Weltweite Militärausgaben sind gestiegen
STOCKHOLM (dpa) Trotz globaler Corona-Krise und dem damit verbundenen Wirtschaftseinbruch haben die Länder der Erde im abgelaufenen Jahr erneut mehr Geld in ihre Militärapparate gesteckt. Wie das Stockholmer Friedensforschungsinstitut Sipri am Montag mitteilte, stiegen die weltweiten Militärausgaben im Jahr 2020 inflationsbereinigt um 2,6 Prozent auf schätzungsweise 1,981 Billionen Dollar (rund 1,65 Billionen Euro). Das sei ein Höchststand seit Beginn vergleichbarer Schätzungen im Jahr 1988. Deutschland legte dabei prozentual so stark zu wie kein anderer Top-10-Staat.

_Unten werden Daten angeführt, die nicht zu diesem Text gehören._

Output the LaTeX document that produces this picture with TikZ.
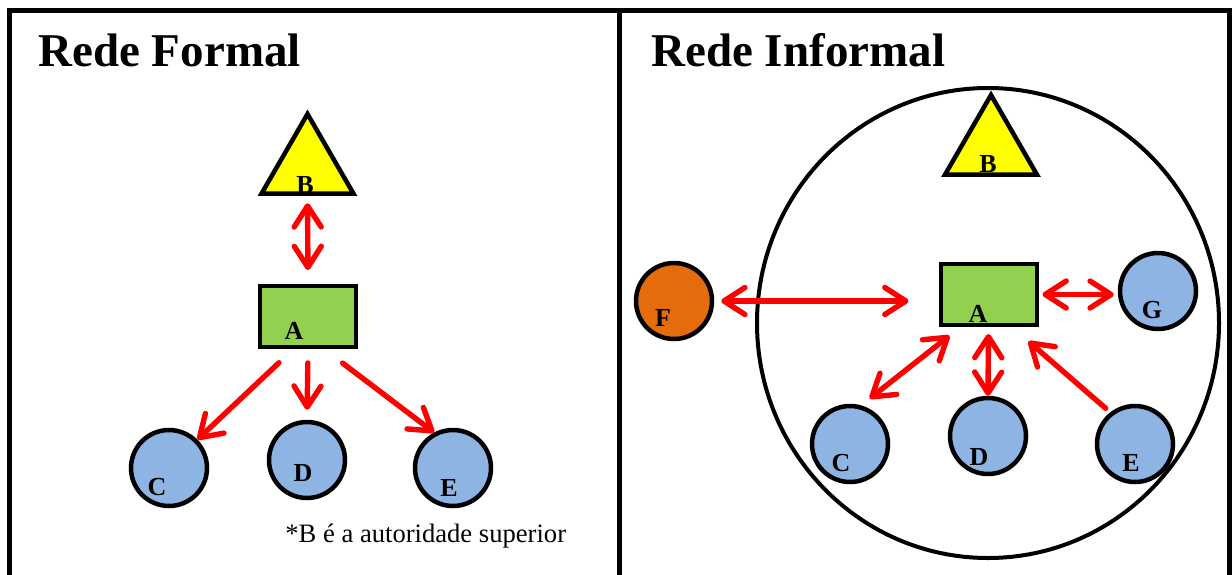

Im Vorjahr hatten die Friedensforscher wegen der Corona-Krise damit gerechnet, dass 2019 vorerst ein Höchststand erreicht worden sei. Nun hieß es, tatsächlich hätten einige Länder wie Chile und Südkorea ihre für die Verteidigung vorgesehenen Mittel 2020 teilweise für die Reaktion auf die Pandemie verwendet, andere wie Brasilien und Russland hätten erheblich weniger als ursprünglich geplant ins Militär gesteckt. An einem weiteren globalen Ausgabenanstieg änderte sich jedoch nichts – auch nicht beim Spitzenreiter USA (um 4,4 Prozent auf etwa 778 Milliarden Dollar).
Hinter ihm folgen die beiden bevölkerungsreichsten Länder: Chinas Ausgaben wurden von Sipri nach dem 26. Jahresanstieg in Serie auf 252 Milliarden, die von Indien auf 72,9 Milliarden Dollar geschätzt. Dahinter landen Russland (61,7 Mrd. Dollar), Großbritannien (59,2 Mrd.) und Saudi-Arabien (57,5
Mrd.) – Deutschland liegt knapp vor Frankreich auf Rang sieben.
Angesichts von Nato- und US-Forderungen nach gesteigerten Verteidigungsausgaben legte die Bundesrepublik 2020 um 5,2 Prozent auf geschätzte 52,8 Milliarden Dollar zu – dem höchsten Niveau seit 1993. Damit sind diese Ausgaben seit 2011 um 28 Prozent gestiegen, im weltweiten Durchschnitt waren es in diesem Zeitraum 9,3 Prozent.
„Wir beobachten diesen Trend zunehmender Militärausgaben in Deutschland seit einigen Jahren“, sagte Alexandra Marksteiner von Sipri. „Nach unseren Daten hat Deutschland nach 2014 wieder damit begonnen, seine Ausgaben zu erhöhen.“Die Friedensorganisationen IPB, IALANA und IPPNW halten das für einen politischen, sozialen, ökologischen, ökonomischen und ethischen Skandal. Sie plädierten für einen grundsätzlichen Paradigmenwechsel in der Sicherheitspolitik. Heike Hänsel, die stellvertretende Vorsitzende der Linksfraktion im Bundestag, erklärte: „Wir brauchen eine Ausgabenoffensive bei Gesundheit und Bildung, und nicht beim Militär.“SPD-Chef Norbert Walter-Borjans räumte ein: „Die Ausgaben und vor allem die Exporte von Rüstungsgütern machen uns Sorgen.“Man könne die Rüstungsausgaben aber nicht an dasWirtschaftswachstum koppeln.
Das Nato-Ziel, zwei Prozent des Bruttoinlandsprodukts (BIP) für das Militär aufzuwenden, verpasst Deutschland wie andere Staaten des Bündnisses weiter klar: Die Nato sah die Bundesrepublik 2020 bei 1,56 Prozent, Sipri nun bei 1,4 Prozent.